Alex Preston and Sam Woolf then performed a duet of, "Let Her Go," by Passenger. Performing on a stage designed to mirror the living room where the two originally collaborated on this version of the song, Alex and Sam reminded viewers what sets them apart from many of the other contestants: namely their subtle, understated talent. Alex was more comfortable with Sam than he's ever been in a duet with a girl and sounded incredible and Sam's rich, mellow voice didn't disappoint. Unfortunately, none of the judges (including Demi) agreed. B+
C.J. Harris: C.J. (who I'm starting to think may be the person who stole Jessica's likability since he has way more than any one person should) informed us that he likes watching Sponge Bob on rainy days, loves grilling, taking pictures, is a neat freak, and would love to do stand-up comedy. C.J. liked Caleb's choice of "Gravity," by Jon Mayer. It was a good performance and C.J. managed to stay in key for most of it but Keith hit the nail on the head when he said he wished there was more of a crescendo and Jennifer Lopez agreed, advising C.J. to start looking for moments to lift the crowd. Both Harry and Jennifer agreed that it was his best performance to date. B
Dexter Roberts: In Dexter's segment we learned that Dexter is an adrenaline junkie, wants to skydive, loves strawberries and listening to crickets, has ridden in a rodeo and that his first plane ride was so harrowing he's still afraid of flying – an interesting juxtaposition since he is an adrenaline junkie who wants to throw himself out of a plane. Dexter picked C.J.'s suggestion of "Muckalee Creek Water," by Luke Bryan. It was a perfectly decent performance but once again it was what someone not quite as PC as myself, would call another Redneck Anthem. It was nothing short of confounding to hear Jennifer say that Dexter showed us a different side. Keith warned against over-singing when the melody isn't there and Harry requested, as he's done week after week, that Dexter do something original with his song choices. B-
After a little sexual objectification of Jennifer by Ryan – no episode is complete without it lately – we got to watch Caleb use a question from Twitter as an excuse to grandstand and do an impromptu duet with Ryan.

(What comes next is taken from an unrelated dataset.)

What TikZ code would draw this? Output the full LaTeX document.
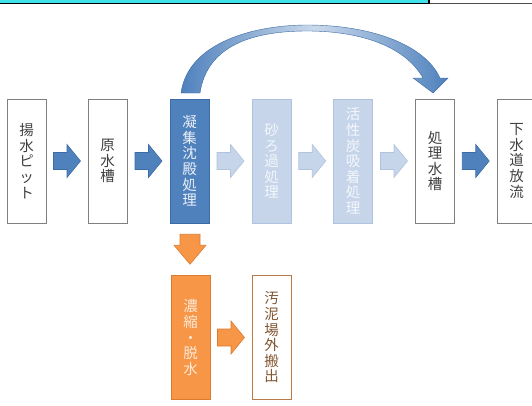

It was then Caleb and Jena's turn for their duet of, "Gimme Shelter," by The Rolling Stones. The duet was great as were Jena's bangs. Her shorts? Not so much. Somehow shorts just don't work when the inseam is lower than the actual short length. The judges loved it and Demi Lovato was jealous that Jena wants to sing with Hayley Williams from Paramore and not with her. B+
Alex Preston: The five facts Alex shared were his love of gardening, cooking, freestyle skiing, dermatology, and the fact that he was once a linebacker. Alex selected Dexter's choice of "A Team," by Ed Sheeran and it was fantastic as usual. Harry indicated that it was his favorite performance of the night and expressed admiration for Alex's commitment to the power of a quiet performance and Keith loves the artistic little signatures that Alex always includes. A
Sam Woolf: Sam shared that he likes to climb roofs, is not good at sports, that the first song he wrote was on the piano, even though he only knew three chords, that he likes to play practical jokes on his grandparents to keep them young, and that he used to skateboard. Sam elected to sing Jessica's choice of, "Sail Away," by David Gray. It was not Sam's best performance and the song did not seem genuine coming from him. Sam sang the song as though it were a mellow beach song and failed convey the urgency and desperation of the lyrics. Harry felt that Sam is progressing but didn't feel the song choice did him any favors because it isn't well known. The judges all applauded Sam for trying to connect but at this point, Sam really needs to be trying less and doing more. C
Jessica, C.J., and Dexter joined up to form their mini trio called, "Alabama Power," and chose to sing "Compass" by Lady Antebellum. It was a lukewarm performance, lacking any excitement or oomph. Harry said it was out of tune, flat, and there were no sparks. Demi liked Jessica's voice and thought the individual performances were good but that as a trio the harmonies were off. D
Jena Irene: Jena's five facts: she wrote her first song when her 6th grade boyfriend broke up with her after dating for 24 hours, peed her pants the first time she performed on stage with her band at 12, loves make-up and took ballet, and would like to get a tattoo of a skull that reads "We're all the Same Underneath," when she turns 18. Caleb chose Radiohead's, "Creep," for Jena and thankfully Jena was up to the challenge. In what was probably the first real moment of the season, Jena delivered a moving, transcendent performance and stole the show. The judges didn't have much time left to add their two cents, but promised they'd continue to gush next week because Jena would be in this for the long haul.
Of our remaining Seven Dwarfs, next week we're predicting it will be Sam Woolf and Dexter Roberts in the bottom two, leaving C.J. to squeak by another week.
And in the interest of sharing, five things you may not know about your American Idol blogger: I have three jobs – I am a Project Manager in IT, a freelance writer, and started my own baking business a year ago, I live in a 200-year old house in Salem, Mass., a city best known for the witch trials, I am a vegetarian, I'm obsessed with 19th-century English Literature, and sometimes going into bookstores gives me anxiety because I know I'll never be able to read them all in my lifetime. There, don't you feel so much more connected now?